* [Task goal]:
Please output exactly the lines of the material from the first through the line containing "var yMin = 0, yMax = 100, yStep = 10;", and nothing more.

* [Dataset content]:
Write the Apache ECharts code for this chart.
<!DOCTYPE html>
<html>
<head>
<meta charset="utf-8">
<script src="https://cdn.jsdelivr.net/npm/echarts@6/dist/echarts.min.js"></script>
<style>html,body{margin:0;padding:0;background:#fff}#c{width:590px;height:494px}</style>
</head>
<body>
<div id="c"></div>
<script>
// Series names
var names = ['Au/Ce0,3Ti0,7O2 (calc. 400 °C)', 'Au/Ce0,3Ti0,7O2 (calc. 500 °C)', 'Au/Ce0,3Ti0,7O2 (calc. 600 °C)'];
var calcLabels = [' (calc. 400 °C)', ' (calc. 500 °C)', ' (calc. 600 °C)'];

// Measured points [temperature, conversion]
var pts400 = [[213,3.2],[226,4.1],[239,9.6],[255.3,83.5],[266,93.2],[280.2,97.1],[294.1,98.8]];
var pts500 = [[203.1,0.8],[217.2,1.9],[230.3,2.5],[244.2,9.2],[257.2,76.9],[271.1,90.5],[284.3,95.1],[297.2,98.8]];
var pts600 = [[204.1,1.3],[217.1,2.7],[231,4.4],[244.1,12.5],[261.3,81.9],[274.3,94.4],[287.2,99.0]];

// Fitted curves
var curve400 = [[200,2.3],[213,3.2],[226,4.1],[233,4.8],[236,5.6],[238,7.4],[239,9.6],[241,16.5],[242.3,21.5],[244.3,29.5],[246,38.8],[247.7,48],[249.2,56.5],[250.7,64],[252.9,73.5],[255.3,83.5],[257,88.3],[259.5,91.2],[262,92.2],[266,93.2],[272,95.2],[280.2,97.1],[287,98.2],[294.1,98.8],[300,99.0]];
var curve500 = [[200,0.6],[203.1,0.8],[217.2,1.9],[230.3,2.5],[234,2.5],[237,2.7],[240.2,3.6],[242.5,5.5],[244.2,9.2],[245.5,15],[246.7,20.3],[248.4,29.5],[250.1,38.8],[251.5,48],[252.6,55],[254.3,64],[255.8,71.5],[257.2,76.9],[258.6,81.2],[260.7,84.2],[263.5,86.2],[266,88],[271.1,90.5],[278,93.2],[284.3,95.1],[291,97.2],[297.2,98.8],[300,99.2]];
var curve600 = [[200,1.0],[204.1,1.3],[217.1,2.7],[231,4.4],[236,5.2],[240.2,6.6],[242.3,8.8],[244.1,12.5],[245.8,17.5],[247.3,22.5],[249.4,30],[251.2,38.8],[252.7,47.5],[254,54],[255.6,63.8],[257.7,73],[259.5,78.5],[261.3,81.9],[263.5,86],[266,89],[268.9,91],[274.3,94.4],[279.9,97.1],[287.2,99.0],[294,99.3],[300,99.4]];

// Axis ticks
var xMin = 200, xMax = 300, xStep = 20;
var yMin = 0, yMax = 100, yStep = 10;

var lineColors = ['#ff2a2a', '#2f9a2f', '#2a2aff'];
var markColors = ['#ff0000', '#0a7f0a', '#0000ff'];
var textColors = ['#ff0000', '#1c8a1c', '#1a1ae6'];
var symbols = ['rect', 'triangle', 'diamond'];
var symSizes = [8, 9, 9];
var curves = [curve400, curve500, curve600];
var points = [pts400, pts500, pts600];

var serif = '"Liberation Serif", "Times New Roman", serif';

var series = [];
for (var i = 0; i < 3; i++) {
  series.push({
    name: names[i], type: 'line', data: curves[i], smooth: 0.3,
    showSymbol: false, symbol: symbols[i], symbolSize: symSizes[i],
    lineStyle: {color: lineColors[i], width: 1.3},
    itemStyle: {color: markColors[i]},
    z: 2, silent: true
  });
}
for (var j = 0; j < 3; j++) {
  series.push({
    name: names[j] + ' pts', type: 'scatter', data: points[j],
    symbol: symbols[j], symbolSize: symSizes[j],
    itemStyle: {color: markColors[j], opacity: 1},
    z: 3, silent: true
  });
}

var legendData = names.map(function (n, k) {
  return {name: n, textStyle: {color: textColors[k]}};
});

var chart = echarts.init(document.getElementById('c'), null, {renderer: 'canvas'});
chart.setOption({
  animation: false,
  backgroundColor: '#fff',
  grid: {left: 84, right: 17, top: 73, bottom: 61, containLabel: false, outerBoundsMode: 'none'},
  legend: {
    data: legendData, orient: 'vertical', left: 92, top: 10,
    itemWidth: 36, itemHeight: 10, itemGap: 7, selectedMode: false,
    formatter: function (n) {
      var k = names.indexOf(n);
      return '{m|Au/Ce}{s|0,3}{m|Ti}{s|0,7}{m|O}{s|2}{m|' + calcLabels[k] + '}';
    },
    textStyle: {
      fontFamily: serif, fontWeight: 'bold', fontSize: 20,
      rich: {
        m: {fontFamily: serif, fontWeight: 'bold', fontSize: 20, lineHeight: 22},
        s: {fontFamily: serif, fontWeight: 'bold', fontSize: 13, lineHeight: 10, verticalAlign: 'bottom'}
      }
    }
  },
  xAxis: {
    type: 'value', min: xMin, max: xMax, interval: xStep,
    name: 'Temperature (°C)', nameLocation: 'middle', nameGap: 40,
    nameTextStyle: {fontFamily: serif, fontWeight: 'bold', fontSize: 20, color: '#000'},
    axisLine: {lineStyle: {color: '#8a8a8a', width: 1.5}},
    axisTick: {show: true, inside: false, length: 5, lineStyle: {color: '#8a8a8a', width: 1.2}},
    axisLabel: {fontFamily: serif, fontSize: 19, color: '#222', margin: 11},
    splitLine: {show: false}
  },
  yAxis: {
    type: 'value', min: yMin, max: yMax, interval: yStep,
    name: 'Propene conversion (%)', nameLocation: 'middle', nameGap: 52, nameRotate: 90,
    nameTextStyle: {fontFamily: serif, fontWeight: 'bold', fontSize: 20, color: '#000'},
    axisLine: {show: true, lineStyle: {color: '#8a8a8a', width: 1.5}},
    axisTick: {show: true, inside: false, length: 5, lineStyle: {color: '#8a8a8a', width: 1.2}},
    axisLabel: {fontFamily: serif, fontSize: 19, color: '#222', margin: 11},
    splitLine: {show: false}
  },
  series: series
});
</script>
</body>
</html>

* [Correct answer]:
Write the Apache ECharts code for this chart.
<!DOCTYPE html>
<html>
<head>
<meta charset="utf-8">
<script src="https://cdn.jsdelivr.net/npm/echarts@6/dist/echarts.min.js"></script>
<style>html,body{margin:0;padding:0;background:#fff}#c{width:590px;height:494px}</style>
</head>
<body>
<div id="c"></div>
<script>
// Series names
var names = ['Au/Ce0,3Ti0,7O2 (calc. 400 °C)', 'Au/Ce0,3Ti0,7O2 (calc. 500 °C)', 'Au/Ce0,3Ti0,7O2 (calc. 600 °C)'];
var calcLabels = [' (calc. 400 °C)', ' (calc. 500 °C)', ' (calc. 600 °C)'];

// Measured points [temperature, conversion]
var pts400 = [[213,3.2],[226,4.1],[239,9.6],[255.3,83.5],[266,93.2],[280.2,97.1],[294.1,98.8]];
var pts500 = [[203.1,0.8],[217.2,1.9],[230.3,2.5],[244.2,9.2],[257.2,76.9],[271.1,90.5],[284.3,95.1],[297.2,98.8]];
var pts600 = [[204.1,1.3],[217.1,2.7],[231,4.4],[244.1,12.5],[261.3,81.9],[274.3,94.4],[287.2,99.0]];

// Fitted curves
var curve400 = [[200,2.3],[213,3.2],[226,4.1],[233,4.8],[236,5.6],[238,7.4],[239,9.6],[241,16.5],[242.3,21.5],[244.3,29.5],[246,38.8],[247.7,48],[249.2,56.5],[250.7,64],[252.9,73.5],[255.3,83.5],[257,88.3],[259.5,91.2],[262,92.2],[266,93.2],[272,95.2],[280.2,97.1],[287,98.2],[294.1,98.8],[300,99.0]];
var curve500 = [[200,0.6],[203.1,0.8],[217.2,1.9],[230.3,2.5],[234,2.5],[237,2.7],[240.2,3.6],[242.5,5.5],[244.2,9.2],[245.5,15],[246.7,20.3],[248.4,29.5],[250.1,38.8],[251.5,48],[252.6,55],[254.3,64],[255.8,71.5],[257.2,76.9],[258.6,81.2],[260.7,84.2],[263.5,86.2],[266,88],[271.1,90.5],[278,93.2],[284.3,95.1],[291,97.2],[297.2,98.8],[300,99.2]];
var curve600 = [[200,1.0],[204.1,1.3],[217.1,2.7],[231,4.4],[236,5.2],[240.2,6.6],[242.3,8.8],[244.1,12.5],[245.8,17.5],[247.3,22.5],[249.4,30],[251.2,38.8],[252.7,47.5],[254,54],[255.6,63.8],[257.7,73],[259.5,78.5],[261.3,81.9],[263.5,86],[266,89],[268.9,91],[274.3,94.4],[279.9,97.1],[287.2,99.0],[294,99.3],[300,99.4]];

// Axis ticks
var xMin = 200, xMax = 300, xStep = 20;
var yMin = 0, yMax = 100, yStep = 10;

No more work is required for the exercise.